According to Keith Urbahn (“At Yale, wearing politics on my (right) sleeve,” 10/26), campus liberals are closed-minded, over-privileged Yalies who, given their “unhealthy, elitist arrogance,” could not possibly be expected to engage in a productive dialogue with people whose political views oppose their own.

So Keith, what’s your excuse?

Urbahn’s recounting of his one-day “social experiment” brings into sharp relief the problems that American political discourse currently faces. His column — peppered with such choice descriptions as “intellectual heirs of militant Marxism” and “incorrigible, deluded leftists” — does nothing whatsoever to break down the “warped stereotype of a Republican” to which he takes such offense. Rather than taking the opportunity of his experiment to raise real questions about the type of one-sided conversation he believes pervade this campus, he falls into the same pattern he so vehemently condemns, choosing inflammatory rhetoric over substantive fact and writing off his opponents before he ever talks to them.

Personally, I’m no more interested in discussing my politics with someone who labels me an “incorrigible, deluded leftist” than I imagine Urbahn is with someone who assumes that he is a “gay-bashing, right-wing Christian fundamentalist.” Sadly, however, such is the current state of most political commentary and argument in this country. Writers, bloggers and radio talk-show hosts all take their cues from each other and employ the most totalizing and demeaning language they can muster to discredit the opposition. Facts fall by the wayside in the interest of the rant; conversation is incinerated in favor of a hearty “Shut up!” In this universe, liberals are Saddam-loving commie peaceniks, and conservatives are gun-wielding racist wackos. Each group believes that the other’s grip on reality is tenuous at best, and each complains loudly and frequently about how they are marginalized by the all-powerful other side.

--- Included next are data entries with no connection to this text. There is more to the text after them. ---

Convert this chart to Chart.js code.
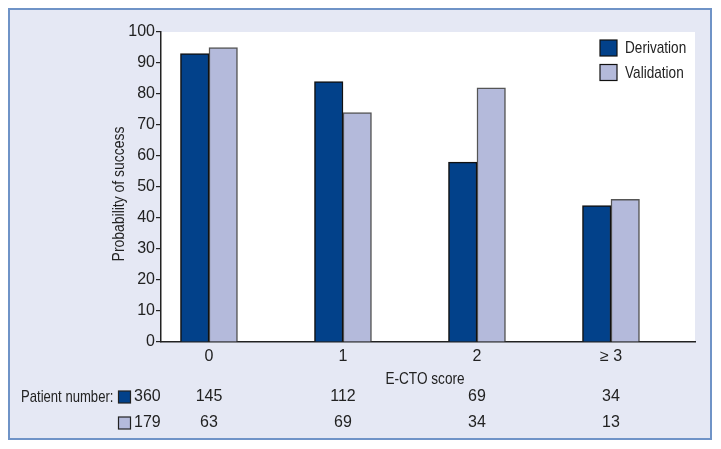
<!DOCTYPE html>
<html>
<head>
<meta charset="utf-8">
<title>E-CTO score</title>
<script src="https://cdn.jsdelivr.net/npm/chart.js@4.4.1/dist/chart.umd.min.js"></script>
<style>
    html, body { margin: 0; padding: 0; background: #fff; }
    #wrap { width: 721px; height: 449px; }
</style>
</head>
<body>
<div id="wrap"><canvas id="chart" width="721" height="449"></canvas></div>
<script>
var categories   = ['0', '1', '2', '\u2265 3'];
var derivation   = [93, 84, 58, 44];
var validation   = [95, 74, 82, 46];
var derivationN  = [145, 112, 69, 34];
var validationN  = [63, 69, 34, 13];
var derivationTotal = 360;
var validationTotal = 179;
var yTicks = [0, 10, 20, 30, 40, 50, 60, 70, 80, 90, 100];

var FONT = "'Liberation Sans', Arial, sans-serif";
var TEXT = '#222';
var DARK = '#02418a';
var LIGHT = '#b4badb';

function points(values) {
    return values.map(function (v, i) { return { x: i, y: v }; });
}

// the original uses a condensed face, so words are squeezed sideways
function label(c, str, x, y, align, sx, rot) {
    c.save();
    c.translate(x, y);
    if (rot) c.rotate(rot);
    c.scale(sx, 1);
    c.textAlign = align;
    c.fillText(str, 0, 0);
    c.restore();
}

var panelPlugin = {
    id: 'panel',
    beforeDraw: function (chart) {
        var c = chart.ctx, a = chart.chartArea;
        c.save();
        c.fillStyle = '#ffffff';
        c.fillRect(0, 0, chart.width, chart.height);
        c.fillStyle = '#e5e8f4';
        c.fillRect(9, 9, 702, 430);
        c.strokeStyle = '#6f93c7';
        c.lineWidth = 2;
        c.strokeRect(9, 9, 702, 430);
        c.fillStyle = '#ffffff';
        c.fillRect(a.left, a.top, a.right - a.left, a.bottom - a.top);
        c.restore();
    },
    afterDraw: function (chart) {
        var c = chart.ctx, x = chart.scales.x, a = chart.chartArea;
        var sets = chart.data.datasets;
        c.save();
        c.font = '17px ' + FONT;
        c.textBaseline = 'middle';
        c.fillStyle = TEXT;

        // axis titles
        label(c, 'E-CTO score', (a.left + a.right) / 2 - 3, 379, 'center', 0.8);
        label(c, 'Probability of success', 119, (a.top + a.bottom) / 2 + 7, 'center', 0.82, -Math.PI / 2);

        // legend
        c.lineWidth = 1.2;
        sets.forEach(function (ds, i) {
            var y = 40 + i * 24.5;
            c.fillStyle = ds.backgroundColor;
            c.strokeStyle = '#111';
            c.fillRect(600, y, 17, 16);
            c.strokeRect(600, y, 17, 16);
            c.fillStyle = TEXT;
            label(c, ds.label, 625, y + 8.5, 'left', 0.8);
        });

        // patient number table
        var rows = [
            { y: 397, color: DARK, total: derivationTotal, values: derivationN },
            { y: 423, color: LIGHT, total: validationTotal, values: validationN }
        ];
        c.fillStyle = TEXT;
        label(c, 'Patient number:', 21, rows[0].y, 'left', 0.77);
        c.font = '16px ' + FONT;
        rows.forEach(function (r) {
            c.fillStyle = r.color;
            c.strokeStyle = '#222';
            c.fillRect(118.5, r.y - 6, 12, 12);
            c.strokeRect(118.5, r.y - 6, 12, 12);
            c.fillStyle = TEXT;
            c.textAlign = 'left';
            c.fillText(String(r.total), 134, r.y);
            c.textAlign = 'center';
            r.values.forEach(function (v, i) {
                c.fillText(String(v), x.getPixelForValue(i), r.y);
            });
        });
        c.restore();
    }
};

new Chart(document.getElementById('chart'), {
    type: 'bar',
    data: {
        datasets: [
            {
                label: 'Derivation',
                data: points(derivation),
                backgroundColor: DARK,
                borderColor: '#111',
                borderWidth: 1.5,
                barThickness: 28.5,
            },
            {
                label: 'Validation',
                data: points(validation),
                backgroundColor: LIGHT,
                borderColor: '#555',
                borderWidth: 1.5,
                barThickness: 28.5,
            },
        ],
    },
    options: {
        responsive: false,
        animation: false,
        layout: { padding: { left: 109.5, top: 32, right: 26, bottom: 59 } },
        plugins: {
            legend: { display: false },
            tooltip: { enabled: false },
        },
        scales: {
            x: {
                type: 'linear',
                offset: false,
                min: -0.358,
                max: 3.627,
                afterBuildTicks: function (s) {
                    s.ticks = categories.map(function (c, i) { return { value: i }; });
                },
                afterFit: function (s) { s.height = 48; },
                ticks: {
                    color: TEXT,
                    font: { family: FONT, size: 16 },
                    padding: 5,
                    maxRotation: 0,
                    callback: function (v) { return categories[v]; },
                },
                grid: { display: false, drawTicks: false },
                border: { display: true, color: '#222', width: 1.5 },
            },
            y: {
                min: 0,
                max: 100,
                afterBuildTicks: function (s) {
                    s.ticks = yTicks.map(function (v) { return { value: v }; });
                },
                afterFit: function (s) { s.width = 51.5; },
                ticks: {
                    color: TEXT,
                    font: { family: FONT, size: 16 },
                    padding: 1,
                },
                grid: { drawOnChartArea: false, drawTicks: true, tickLength: 5, color: '#222', lineWidth: 1.2 },
                border: { display: true, color: '#222', width: 1.5 },
            },
        },
    },
    plugins: [panelPlugin],
});
</script>
</body>
</html>
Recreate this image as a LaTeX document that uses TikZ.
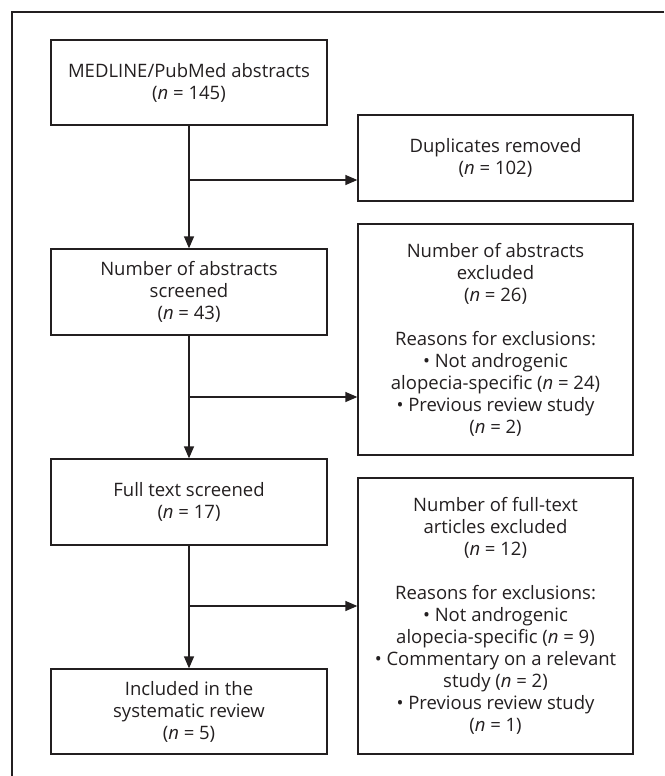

Case in point: Urbahn’s denigration of oblivious “liberals” — a term we can only assume refers to everyone who doesn’t support Bush’s re-election — begs the question of what elite university, exactly, Urbahn himself attends. Correct me if I’m wrong, but as I understand it, Urbahn, like the liberals, is an insulated Yale student. Urbahn, like the liberals, manages to take time out of his busy, insulated day to pontificate in the pages of the Yale Daily News. And the candidate Urbahn endorses, like the candidate the liberals endorse, graduated from the very same elitist, smoking-jacket wearing, sheltered-from-the-real-world university that, as stated, both he and the liberals attend. I think we can all agree that to criticize one’s ideological opponents for attending the same university as oneself is hardly a valid line of attack, so let’s move on.

But the problem is exactly that: We can’t move on. Somehow, despite the number of intelligent people who hold well-thought-out views on current events, we can’t seem to get beyond stereotypes, slogans and sound bites. Ultimately, the only thing Urbahn’s experiment proves is that he too can wear a T-shirt emblazoned with three words that sum up everything anyone would ever need to know about him.

I wish I could say that I had any idea why Urbahn supports the president. I would love to know. It’s a viewpoint I don’t understand, and one I would very much like to. Unfortunately, his column does not afford me that luxury. I learned nothing from it that I could not have gleaned from the nuanced polemics of Ann Coulter or Bill O’Reilly. Urbahn’s own ideas are lost among the quippy phrases and sweeping generalizations so favored by high-profile pundits. Only at the very end of his column does Urbahn break ranks and acknowledge the existence of a “passionate, intelligent liberal” who “forces us to think about our convictions and at times, to moderate them.” Sadly, he immediately negates this generous statement by hurrying to add that “most of the time, defending our beliefs only strengthens them and fuels our obstinacy.”

Obstinacy indeed. Urbahn’s closing comment rejects both the prospect of intelligent discourse and any possibility that differing opinions might not be mutually exclusive. Members of both the right and the left are far too quick to fall into this kind of ideological lockstep and as a result quickly become caricatures of themselves. Progressives on this campus write off conservatives without a second thought, while conservatives loudly relish their latest cause cZl?bre: their daily martyrdom in the battle against the liberal establishment. With enough repetition, these perceptions become reality, and our ability to deal with each other as individuals quickly evaporates.

I believe as much in the passionate, intelligent conservative as I do in the passionate, intelligent liberal. But until someone has the courage to speak from his heart instead of from the script, I will never get to meet one.

Casey Miner is a senior in Pierson College.